▸ Task to carry out:
From the very first line of the data to the line containing "document.body.style.margin = '0';", retype everything exactly, leaving the pictures behind.

▸ Supplied data:
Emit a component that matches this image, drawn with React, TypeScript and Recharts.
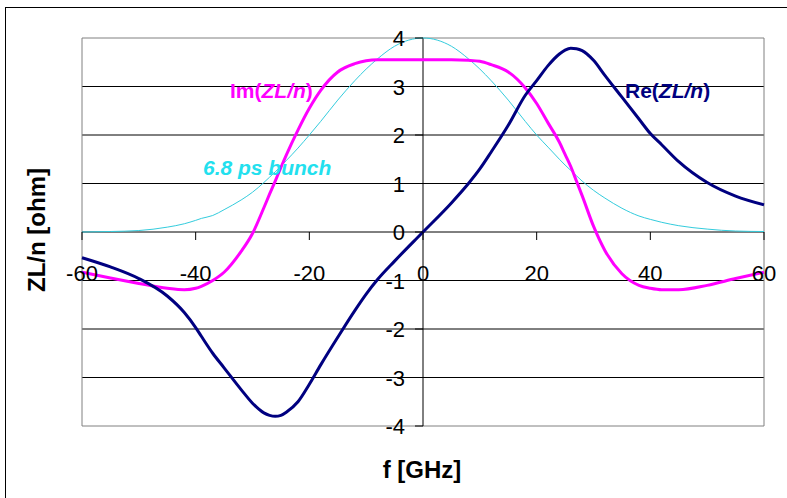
import { LineChart, Line, XAxis, YAxis, CartesianGrid, ReferenceLine, ReferenceArea } from 'recharts';

document.body.style.margin = '0';

// frequency grid [GHz]
const freq = [
  -60, -55, -50, -45, -42, -40, -39, -37, -35, -32, -30, -28, -27, -26, -25, -24, -22, -20, -18, -15, -12, -10, -8, -5, 0,
  5, 8, 10, 12, 15, 18, 20, 22, 24, 25, 26, 27, 28, 30, 32, 35, 38, 40, 42, 45, 50, 55, 60,
];

// Re(ZL/n) [ohm]
const reZ = [
  -0.53, -0.72, -0.96, -1.32, -1.66, -1.97, -2.15, -2.5, -2.8, -3.25, -3.53, -3.73, -3.78, -3.8, -3.78, -3.71, -3.5, -3.14, -2.74, -2.17, -1.62, -1.28, -0.98, -0.6, 0,
  0.6, 1.0, 1.3, 1.65, 2.2, 2.82, 3.12, 3.43, 3.67, 3.75, 3.79, 3.78, 3.74, 3.54, 3.23, 2.78, 2.33, 2.03, 1.8, 1.45, 1.02, 0.74, 0.56,
];

// Im(ZL/n) [ohm]
const imZ = [
  -0.83, -0.95, -1.06, -1.16, -1.19, -1.16, -1.12, -1.0, -0.83, -0.4, -0.03, 0.5, 0.78, 1.05, 1.33, 1.6, 2.1, 2.55, 2.92, 3.3, 3.47, 3.53, 3.55, 3.55, 3.55,
  3.55, 3.54, 3.52, 3.45, 3.3, 2.97, 2.65, 2.25, 1.85, 1.6, 1.35, 1.05, 0.75, 0.12, -0.38, -0.86, -1.1, -1.16, -1.19, -1.19, -1.1, -0.96, -0.83,
];

// 6.8 ps bunch spectrum (arb. units)
const bunch = [
  0, 0.01, 0.03, 0.1, 0.17, 0.24, 0.28, 0.34, 0.46, 0.66, 0.82, 1.02, 1.13, 1.24, 1.36, 1.48, 1.73, 2.0, 2.28, 2.72, 3.12, 3.36, 3.57, 3.83, 4.0,
  3.83, 3.57, 3.36, 3.12, 2.72, 2.28, 2.0, 1.75, 1.5, 1.38, 1.27, 1.16, 1.05, 0.86, 0.7, 0.49, 0.33, 0.26, 0.2, 0.13, 0.06, 0.02, 0.01,
];

const xTicks = [-60, -40, -20, 0, 20, 40, 60];
const yTicks = [-4, -3, -2, -1, 0, 1, 2, 3, 4];
const gridValues = [-3, -2, -1, 1, 2, 3];

const rows = freq.map((f, i) => ({ f, re: reZ[i], im: imZ[i], bunch: bunch[i] }));

const W = 787;
const H = 498;
const X_AXIS_H = 30;
const Y_AXIS_W = 60;
// plot box: left 82, right 764, top 38, bottom 426
const M = { top: 38, right: 23, bottom: 72 - X_AXIS_H, left: 82 - Y_AXIS_W };
// axes cross in the middle of the plot (f = 0, ZL/n = 0)
const axisY = 38 + (426 - 38) / 2;
const axisX = 82 + (764 - 82) / 2;

const FONT = "Arial, 'Liberation Sans', Helvetica, sans-serif";

const freqTick = (props: any) => {
  const { x, payload } = props;
  return (
    <g key={`ft-${payload.value}`}>
      <line x1={x} x2={x} y1={axisY} y2={axisY + 8} stroke="#000" />
      <text x={x} y={axisY + 49} textAnchor="middle" fontSize={22} fontFamily={FONT} fill="#000">
        {payload.value}
      </text>
    </g>
  );
};

const ohmTick = (props: any) => {
  const { y, payload } = props;
  return (
    <g key={`ot-${payload.value}`}>
      <line x1={axisX - 8} x2={axisX} y1={y} y2={y} stroke="#000" />
      <text x={axisX - 18} y={y + 8} textAnchor="end" fontSize={22} fontFamily={FONT} fill="#000">
        {payload.value}
      </text>
    </g>
  );
};

export default function App() {
  return (
    <div style={{ position: 'relative', width: W, height: H, overflow: 'hidden', background: '#fff' }}>
      {/* outer chart frame */}
      <div
        style={{
          position: 'absolute',
          left: 5,
          top: 7,
          width: 820,
          height: 520,
          border: '1.5px solid #000',
        }}
      />
      <LineChart width={W} height={H} data={rows} margin={M} style={{ position: 'absolute', left: 0, top: 0 }}>
        <CartesianGrid vertical={false} horizontalValues={gridValues} stroke="#000" strokeOpacity={1} />
        <ReferenceArea x1={-60} x2={60} y1={-4} y2={4} fill="none" stroke="#808080" strokeWidth={1} />
        <XAxis
          dataKey="f"
          type="number"
          domain={[-60, 60]}
          ticks={xTicks}
          interval={0}
          axisLine={false}
          tickLine={false}
          height={X_AXIS_H}
          tick={freqTick}
        />
        <YAxis
          type="number"
          domain={[-4, 4]}
          ticks={yTicks}
          interval={0}
          axisLine={false}
          tickLine={false}
          width={Y_AXIS_W}
          tick={ohmTick}
        />
        <ReferenceLine y={0} stroke="#000" strokeWidth={1} />
        <ReferenceLine x={0} stroke="#000" strokeWidth={1} />
        <Line type="monotone" dataKey="bunch" stroke="#33CCDD" strokeWidth={1} dot={false} isAnimationActive={false} />
        <Line type="monotone" dataKey="im" stroke="#FF00FF" strokeWidth={3} dot={false} isAnimationActive={false} />
        <Line type="monotone" dataKey="re" stroke="#000080" strokeWidth={3} dot={false} isAnimationActive={false} />
      </LineChart>

      {/* annotations and axis titles */}
      <svg width={W} height={H} style={{ position: 'absolute', left: 0, top: 0, pointerEvents: 'none' }}>
        <text x={230} y={98} fontSize={21} fontWeight="bold" fontFamily={FONT} fill="#FF00FF">
          Im(<tspan fontStyle="italic">ZL/n</tspan>)
        </text>
        <text x={625} y={98} fontSize={21} fontWeight="bold" fontFamily={FONT} fill="#000080">
          Re(<tspan fontStyle="italic">ZL/n</tspan>)
        </text>
        <text x={203} y={175} fontSize={21} fontWeight="bold" fontStyle="italic" fontFamily={FONT} fill="#22E0EE">
          6.8 ps bunch
        </text>
        <text
          x={45}
          y={230}
          transform="rotate(-90, 45, 230)"
          textAnchor="middle"
          fontSize={24}
          fontWeight="bold"
          fontFamily={FONT}
          fill="#000"
        >
          ZL/n [ohm]
        </text>
        <text x={422} y={478} textAnchor="middle" fontSize={24} fontWeight="bold" fontFamily={FONT} fill="#000">
          f [GHz]
        </text>
      </svg>
    </div>
  );
}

▸ Output below:
Emit a component that matches this image, drawn with React, TypeScript and Recharts.
import { LineChart, Line, XAxis, YAxis, CartesianGrid, ReferenceLine, ReferenceArea } from 'recharts';

document.body.style.margin = '0';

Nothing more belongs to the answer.